Work to do:
Copy out every line exactly, passing over the pictures.

Recorded information:

[Start]

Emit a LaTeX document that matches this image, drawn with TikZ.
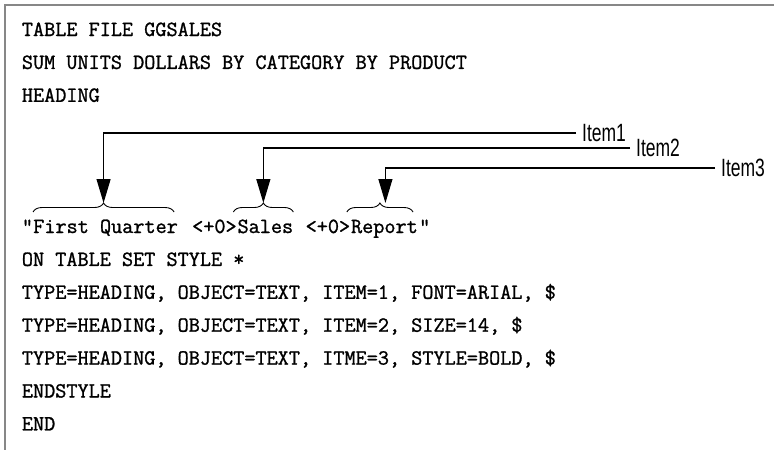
\documentclass[tikz,border=0pt]{standalone}
\usepackage{fontspec}
\newfontfamily\itemfont{Liberation Sans}
\newfontfamily\codefont{Latin Modern Mono}[AutoFakeBold=1.2]
\usetikzlibrary{arrows.meta,decorations.pathreplacing}
\newcommand\cw{11.35}
\begin{document}
\begin{tikzpicture}[x=1pt,y=-1pt,
        codeline/.style={anchor=base west,inner sep=0pt,font=\fontsize{21.6}{26}\selectfont\codefont\bfseries},
        itemlabel/.style={anchor=west,inner xsep=6pt,inner ysep=0pt,font=\fontsize{25}{30}\selectfont\itemfont},
        pointer/.style={line width=1.2pt,-{Triangle[length=24pt,width=14pt]}},
        wordbrace/.style={line width=0.9pt,decorate,decoration={brace,amplitude=9pt}}]
        \useasboundingbox (0,0) rectangle (774,450);
        \draw[black!47,line width=2pt] (774,4.5) -- (4.5,4.5) -- (4.5,450);
        % code lines
        \node [codeline] (tf) at (21.7,36) {TABLE FILE GGSALES};
        \node [codeline] (sum) at (21.7,68.9) {SUM UNITS DOLLARS BY CATEGORY BY PRODUCT};
        \node [codeline] (hd) at (21.7,101.8) {HEADING};
        \node [codeline] (oq) at (21.7,233) {“};
        \node [codeline] (w1) at ({21.7+\cw},233) {First Quarter};
        \node [codeline] (p1) at ({21.7+15*\cw},233) {<+0>};
        \node [codeline] (w2) at ({21.7+19*\cw},233) {Sales};
        \node [codeline] (p2) at ({21.7+25*\cw},233) {<+0>};
        \node [codeline] (w3) at ({21.7+29*\cw},233) {Report};
        \node [codeline] (cq) at ({21.7+35*\cw},233) {”};
        \node [codeline] (on) at (21.7,265.9) {ON TABLE SET STYLE *};
        \node [codeline] (ty1) at (21.7,298.8) {TYPE=HEADING, OBJECT=TEXT, ITEM=1, FONT=ARIAL, \$};
        \node [codeline] (ty2) at (21.7,331.7) {TYPE=HEADING, OBJECT=TEXT, ITEM=2, SIZE=14, \$};
        \node [codeline] (ty3) at (21.7,364.6) {TYPE=HEADING, OBJECT=TEXT, ITME=3, STYLE=BOLD, \$};
        \node [codeline] (es) at (21.7,397.5) {ENDSTYLE};
        \node [codeline] (en) at (21.7,430.4) {END};
        % braces over the items
        \coordinate (braceline) at (0,212);
        \coordinate (tipline) at (0,203);
        \draw[wordbrace] (w1.west |- braceline) -- ([xshift=-4pt]w1.east |- braceline);
        \draw[wordbrace] ([xshift=-4pt]w2.west |- braceline) -- (w2.east |- braceline);
        \draw[wordbrace] ([xshift=-4pt]w3.west |- braceline) -- ([xshift=-5pt]w3.east |- braceline);
        \coordinate (t1) at ([xshift=-2pt]w1.center |- tipline);
        \coordinate (t2) at ([xshift=-2pt]w2.center |- tipline);
        \coordinate (t3) at ([xshift=1pt]w3.center |- tipline);
        % labels
        \node [itemlabel] (it1) at (576,133) {\scalebox{0.7}[1]{Item1}};
        \node [itemlabel] (it2) at (630,148) {\scalebox{0.7}[1]{Item2}};
        \node [itemlabel] (it3) at (715,168) {\scalebox{0.7}[1]{Item3}};
        \draw[pointer] (it1.west) -| (t1);
        \draw[pointer] (it2.west) -| (t2);
        \draw[pointer] (it3.west) -| (t3);
    \end{tikzpicture}
\end{document}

[End]

Response:
Emit a LaTeX document that matches this image, drawn with TikZ.
\documentclass[tikz,border=0pt]{standalone}
\usepackage{fontspec}
\newfontfamily\itemfont{Liberation Sans}
\newfontfamily\codefont{Latin Modern Mono}[AutoFakeBold=1.2]
\usetikzlibrary{arrows.meta,decorations.pathreplacing}
\newcommand\cw{11.35}
\begin{document}
\begin{tikzpicture}[x=1pt,y=-1pt,
        codeline/.style={anchor=base west,inner sep=0pt,font=\fontsize{21.6}{26}\selectfont\codefont\bfseries},
        itemlabel/.style={anchor=west,inner xsep=6pt,inner ysep=0pt,font=\fontsize{25}{30}\selectfont\itemfont},
        pointer/.style={line width=1.2pt,-{Triangle[length=24pt,width=14pt]}},
        wordbrace/.style={line width=0.9pt,decorate,decoration={brace,amplitude=9pt}}]
        \useasboundingbox (0,0) rectangle (774,450);
        \draw[black!47,line width=2pt] (774,4.5) -- (4.5,4.5) -- (4.5,450);
        % code lines
        \node [codeline] (tf) at (21.7,36) {TABLE FILE GGSALES};
        \node [codeline] (sum) at (21.7,68.9) {SUM UNITS DOLLARS BY CATEGORY BY PRODUCT};
        \node [codeline] (hd) at (21.7,101.8) {HEADING};
        \node [codeline] (oq) at (21.7,233) {“};
        \node [codeline] (w1) at ({21.7+\cw},233) {First Quarter};
        \node [codeline] (p1) at ({21.7+15*\cw},233) {<+0>};
        \node [codeline] (w2) at ({21.7+19*\cw},233) {Sales};
        \node [codeline] (p2) at ({21.7+25*\cw},233) {<+0>};
        \node [codeline] (w3) at ({21.7+29*\cw},233) {Report};
        \node [codeline] (cq) at ({21.7+35*\cw},233) {”};
        \node [codeline] (on) at (21.7,265.9) {ON TABLE SET STYLE *};
        \node [codeline] (ty1) at (21.7,298.8) {TYPE=HEADING, OBJECT=TEXT, ITEM=1, FONT=ARIAL, \$};
        \node [codeline] (ty2) at (21.7,331.7) {TYPE=HEADING, OBJECT=TEXT, ITEM=2, SIZE=14, \$};
        \node [codeline] (ty3) at (21.7,364.6) {TYPE=HEADING, OBJECT=TEXT, ITME=3, STYLE=BOLD, \$};
        \node [codeline] (es) at (21.7,397.5) {ENDSTYLE};
        \node [codeline] (en) at (21.7,430.4) {END};
        % braces over the items
        \coordinate (braceline) at (0,212);
        \coordinate (tipline) at (0,203);
        \draw[wordbrace] (w1.west |- braceline) -- ([xshift=-4pt]w1.east |- braceline);
        \draw[wordbrace] ([xshift=-4pt]w2.west |- braceline) -- (w2.east |- braceline);
        \draw[wordbrace] ([xshift=-4pt]w3.west |- braceline) -- ([xshift=-5pt]w3.east |- braceline);
        \coordinate (t1) at ([xshift=-2pt]w1.center |- tipline);
        \coordinate (t2) at ([xshift=-2pt]w2.center |- tipline);
        \coordinate (t3) at ([xshift=1pt]w3.center |- tipline);
        % labels
        \node [itemlabel] (it1) at (576,133) {\scalebox{0.7}[1]{Item1}};
        \node [itemlabel] (it2) at (630,148) {\scalebox{0.7}[1]{Item2}};
        \node [itemlabel] (it3) at (715,168) {\scalebox{0.7}[1]{Item3}};
        \draw[pointer] (it1.west) -| (t1);
        \draw[pointer] (it2.west) -| (t2);
        \draw[pointer] (it3.west) -| (t3);
    \end{tikzpicture}
\end{document}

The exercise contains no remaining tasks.